##### EXTRACTED ENTRIES

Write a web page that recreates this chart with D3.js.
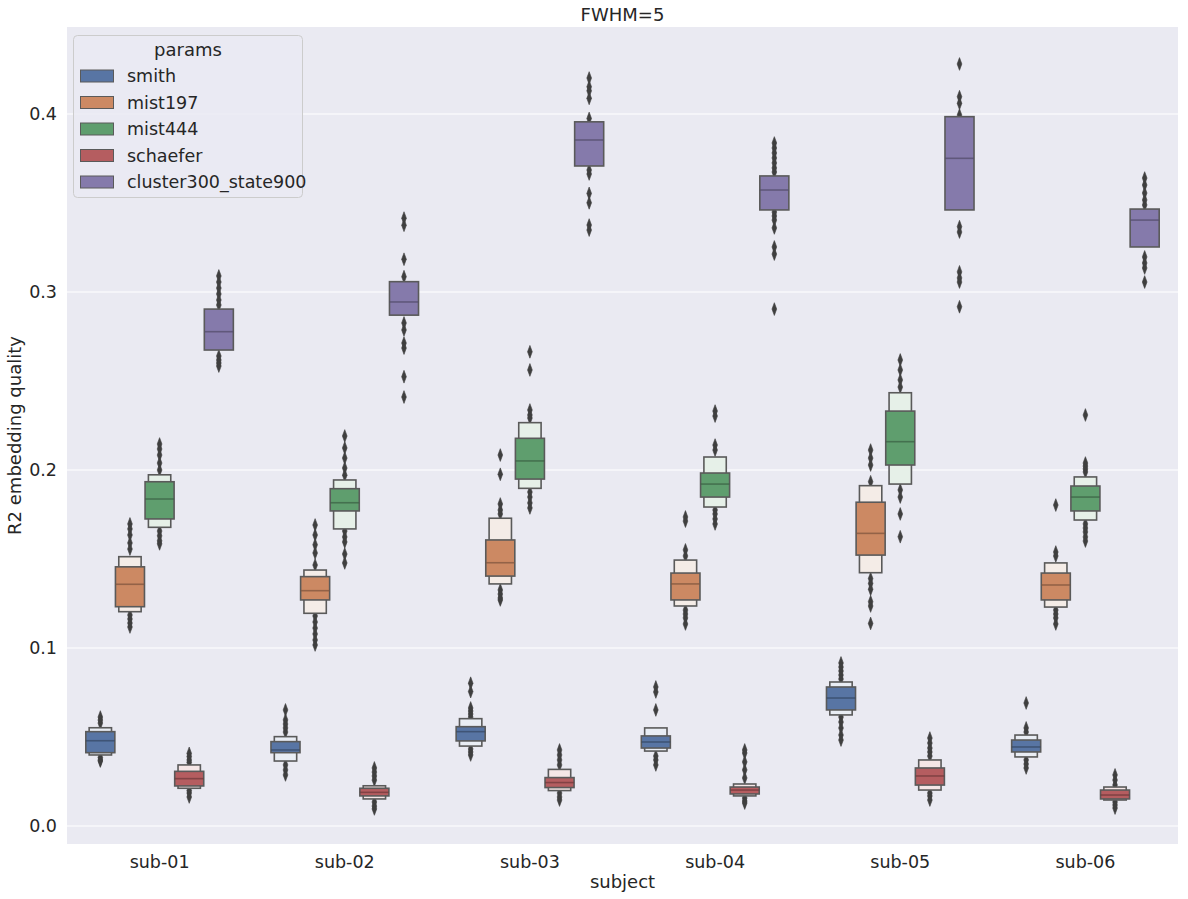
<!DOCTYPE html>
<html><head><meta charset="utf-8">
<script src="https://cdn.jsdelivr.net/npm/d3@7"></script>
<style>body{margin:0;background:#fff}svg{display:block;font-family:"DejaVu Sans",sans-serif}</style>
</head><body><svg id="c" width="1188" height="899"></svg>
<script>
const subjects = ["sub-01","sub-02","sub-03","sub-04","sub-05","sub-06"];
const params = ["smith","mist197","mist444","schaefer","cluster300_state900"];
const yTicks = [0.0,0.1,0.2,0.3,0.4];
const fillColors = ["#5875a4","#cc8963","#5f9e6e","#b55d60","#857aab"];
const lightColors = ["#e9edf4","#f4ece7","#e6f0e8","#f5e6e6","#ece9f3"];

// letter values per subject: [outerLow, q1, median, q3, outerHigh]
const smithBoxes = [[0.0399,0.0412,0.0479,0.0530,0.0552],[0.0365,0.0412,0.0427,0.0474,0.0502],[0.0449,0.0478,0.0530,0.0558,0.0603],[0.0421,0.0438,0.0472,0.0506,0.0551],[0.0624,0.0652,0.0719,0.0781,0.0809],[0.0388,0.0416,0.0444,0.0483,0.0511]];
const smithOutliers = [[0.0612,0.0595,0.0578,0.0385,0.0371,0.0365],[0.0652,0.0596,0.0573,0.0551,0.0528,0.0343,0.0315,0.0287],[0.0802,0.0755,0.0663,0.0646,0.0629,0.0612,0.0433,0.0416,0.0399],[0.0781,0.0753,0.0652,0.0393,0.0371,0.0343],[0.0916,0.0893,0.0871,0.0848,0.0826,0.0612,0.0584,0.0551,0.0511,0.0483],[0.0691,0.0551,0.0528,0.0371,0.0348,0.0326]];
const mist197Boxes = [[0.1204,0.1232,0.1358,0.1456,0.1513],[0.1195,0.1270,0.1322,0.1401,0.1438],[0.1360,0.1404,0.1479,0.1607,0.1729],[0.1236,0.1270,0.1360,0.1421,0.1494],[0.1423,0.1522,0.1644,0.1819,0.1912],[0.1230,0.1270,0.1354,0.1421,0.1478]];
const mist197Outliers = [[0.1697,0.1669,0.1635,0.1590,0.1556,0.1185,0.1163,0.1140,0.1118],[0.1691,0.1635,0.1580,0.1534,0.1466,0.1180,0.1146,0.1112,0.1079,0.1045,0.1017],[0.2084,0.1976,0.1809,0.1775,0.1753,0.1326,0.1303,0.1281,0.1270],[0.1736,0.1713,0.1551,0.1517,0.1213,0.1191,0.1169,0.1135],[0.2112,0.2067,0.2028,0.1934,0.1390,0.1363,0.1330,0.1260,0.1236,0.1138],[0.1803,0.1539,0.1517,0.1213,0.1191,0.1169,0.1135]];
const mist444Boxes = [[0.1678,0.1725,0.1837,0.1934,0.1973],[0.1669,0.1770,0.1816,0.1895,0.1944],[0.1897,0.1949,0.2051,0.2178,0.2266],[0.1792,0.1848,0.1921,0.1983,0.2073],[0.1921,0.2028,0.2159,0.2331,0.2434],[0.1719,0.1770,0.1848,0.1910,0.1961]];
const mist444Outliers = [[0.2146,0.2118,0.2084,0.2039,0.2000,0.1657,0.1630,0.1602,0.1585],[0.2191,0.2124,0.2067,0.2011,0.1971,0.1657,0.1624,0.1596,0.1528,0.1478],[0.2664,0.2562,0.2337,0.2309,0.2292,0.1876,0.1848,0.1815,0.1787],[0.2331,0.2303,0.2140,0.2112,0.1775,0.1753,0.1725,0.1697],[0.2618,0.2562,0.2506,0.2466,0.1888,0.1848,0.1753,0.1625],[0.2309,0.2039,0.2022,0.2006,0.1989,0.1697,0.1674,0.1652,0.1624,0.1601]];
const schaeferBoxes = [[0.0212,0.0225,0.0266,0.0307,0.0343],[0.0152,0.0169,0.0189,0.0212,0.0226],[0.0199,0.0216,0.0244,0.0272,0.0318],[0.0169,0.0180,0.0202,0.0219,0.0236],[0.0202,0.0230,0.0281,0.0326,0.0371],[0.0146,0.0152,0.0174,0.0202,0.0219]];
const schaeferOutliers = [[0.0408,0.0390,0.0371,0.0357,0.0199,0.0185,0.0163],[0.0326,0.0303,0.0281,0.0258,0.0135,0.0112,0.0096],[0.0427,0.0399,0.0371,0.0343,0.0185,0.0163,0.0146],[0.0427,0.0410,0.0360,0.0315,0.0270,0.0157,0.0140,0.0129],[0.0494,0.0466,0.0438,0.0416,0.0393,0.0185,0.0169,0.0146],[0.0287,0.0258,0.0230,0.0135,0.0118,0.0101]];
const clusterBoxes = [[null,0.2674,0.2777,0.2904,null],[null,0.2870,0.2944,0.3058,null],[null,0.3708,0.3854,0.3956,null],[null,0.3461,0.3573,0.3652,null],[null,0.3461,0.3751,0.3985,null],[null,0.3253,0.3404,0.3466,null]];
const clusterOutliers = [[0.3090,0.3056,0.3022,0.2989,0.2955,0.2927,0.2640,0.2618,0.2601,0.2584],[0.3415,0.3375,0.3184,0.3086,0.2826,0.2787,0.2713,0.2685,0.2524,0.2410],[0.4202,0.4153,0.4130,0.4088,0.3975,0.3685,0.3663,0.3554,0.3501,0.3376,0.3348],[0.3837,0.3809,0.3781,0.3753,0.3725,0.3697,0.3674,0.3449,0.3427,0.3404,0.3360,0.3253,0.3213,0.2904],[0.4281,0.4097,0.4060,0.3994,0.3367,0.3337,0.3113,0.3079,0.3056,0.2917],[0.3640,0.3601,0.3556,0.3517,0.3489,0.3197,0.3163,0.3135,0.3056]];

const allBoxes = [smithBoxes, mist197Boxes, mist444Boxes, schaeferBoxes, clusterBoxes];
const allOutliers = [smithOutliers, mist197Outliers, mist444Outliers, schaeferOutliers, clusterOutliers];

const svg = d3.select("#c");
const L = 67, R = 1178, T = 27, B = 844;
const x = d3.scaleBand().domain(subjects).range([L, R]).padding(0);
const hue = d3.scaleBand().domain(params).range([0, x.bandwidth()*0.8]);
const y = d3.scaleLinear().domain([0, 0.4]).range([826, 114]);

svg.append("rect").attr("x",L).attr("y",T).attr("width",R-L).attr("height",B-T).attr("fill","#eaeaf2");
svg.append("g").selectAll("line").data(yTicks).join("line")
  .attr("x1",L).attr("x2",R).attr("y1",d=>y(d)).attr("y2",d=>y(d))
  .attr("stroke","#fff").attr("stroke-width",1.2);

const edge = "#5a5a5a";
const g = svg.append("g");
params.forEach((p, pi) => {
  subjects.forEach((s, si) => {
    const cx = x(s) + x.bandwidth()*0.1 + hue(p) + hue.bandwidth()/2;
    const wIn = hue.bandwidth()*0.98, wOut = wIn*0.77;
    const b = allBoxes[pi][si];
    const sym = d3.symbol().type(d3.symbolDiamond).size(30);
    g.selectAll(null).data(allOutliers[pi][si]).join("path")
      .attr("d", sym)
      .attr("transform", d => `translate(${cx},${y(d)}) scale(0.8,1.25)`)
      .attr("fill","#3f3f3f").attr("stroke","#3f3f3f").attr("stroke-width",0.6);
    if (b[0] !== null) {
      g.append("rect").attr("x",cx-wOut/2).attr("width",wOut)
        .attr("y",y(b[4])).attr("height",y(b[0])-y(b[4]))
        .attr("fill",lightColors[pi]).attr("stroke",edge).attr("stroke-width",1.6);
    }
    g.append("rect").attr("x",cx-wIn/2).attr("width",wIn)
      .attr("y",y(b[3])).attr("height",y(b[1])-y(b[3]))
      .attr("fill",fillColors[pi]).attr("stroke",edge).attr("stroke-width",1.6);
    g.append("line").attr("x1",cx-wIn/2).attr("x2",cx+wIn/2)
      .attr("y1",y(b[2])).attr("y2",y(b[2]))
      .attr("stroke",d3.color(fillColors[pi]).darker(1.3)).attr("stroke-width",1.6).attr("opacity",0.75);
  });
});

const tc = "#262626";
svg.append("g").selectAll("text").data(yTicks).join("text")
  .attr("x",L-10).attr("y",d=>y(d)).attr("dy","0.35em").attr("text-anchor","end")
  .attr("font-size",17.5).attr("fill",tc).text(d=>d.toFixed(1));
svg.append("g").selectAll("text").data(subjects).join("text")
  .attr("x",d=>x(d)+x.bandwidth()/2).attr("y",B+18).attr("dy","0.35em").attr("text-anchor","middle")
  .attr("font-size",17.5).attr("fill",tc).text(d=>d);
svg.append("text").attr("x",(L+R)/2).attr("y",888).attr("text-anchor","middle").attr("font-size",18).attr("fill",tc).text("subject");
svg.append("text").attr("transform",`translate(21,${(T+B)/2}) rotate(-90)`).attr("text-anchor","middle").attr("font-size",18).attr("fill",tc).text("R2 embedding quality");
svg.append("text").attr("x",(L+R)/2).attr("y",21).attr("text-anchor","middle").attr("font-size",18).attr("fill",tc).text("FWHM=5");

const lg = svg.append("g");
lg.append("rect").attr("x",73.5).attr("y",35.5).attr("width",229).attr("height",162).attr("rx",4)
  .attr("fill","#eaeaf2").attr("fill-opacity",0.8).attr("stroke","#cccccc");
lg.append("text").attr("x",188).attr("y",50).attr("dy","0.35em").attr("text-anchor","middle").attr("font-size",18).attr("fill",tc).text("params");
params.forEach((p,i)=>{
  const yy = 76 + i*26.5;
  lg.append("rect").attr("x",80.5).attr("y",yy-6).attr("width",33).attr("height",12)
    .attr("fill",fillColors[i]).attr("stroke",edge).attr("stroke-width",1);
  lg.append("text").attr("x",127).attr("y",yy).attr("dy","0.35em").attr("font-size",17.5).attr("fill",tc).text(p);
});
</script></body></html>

##########
##### EXTRACTED ENTRIES

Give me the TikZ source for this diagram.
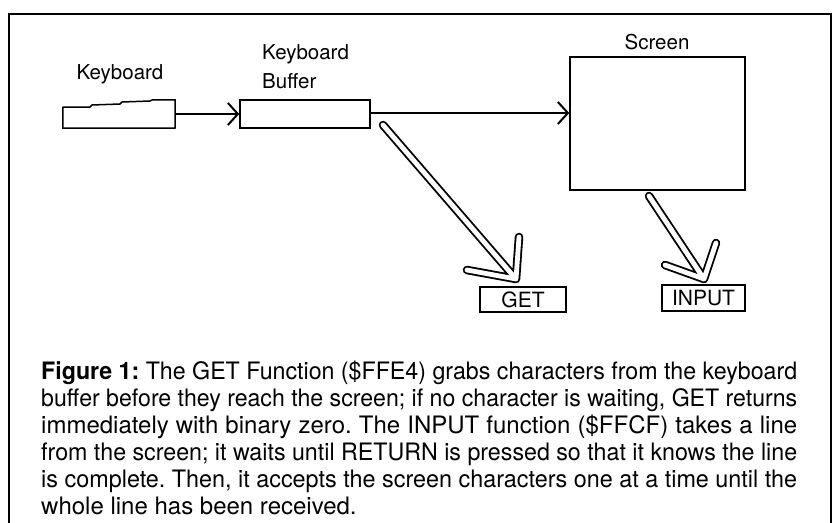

##########

• **PROBLEM REQUIREMENTS**: Across the records, how many lines contain "this"? Only the number should be given.

• **EXERCISE ANSWER**: 2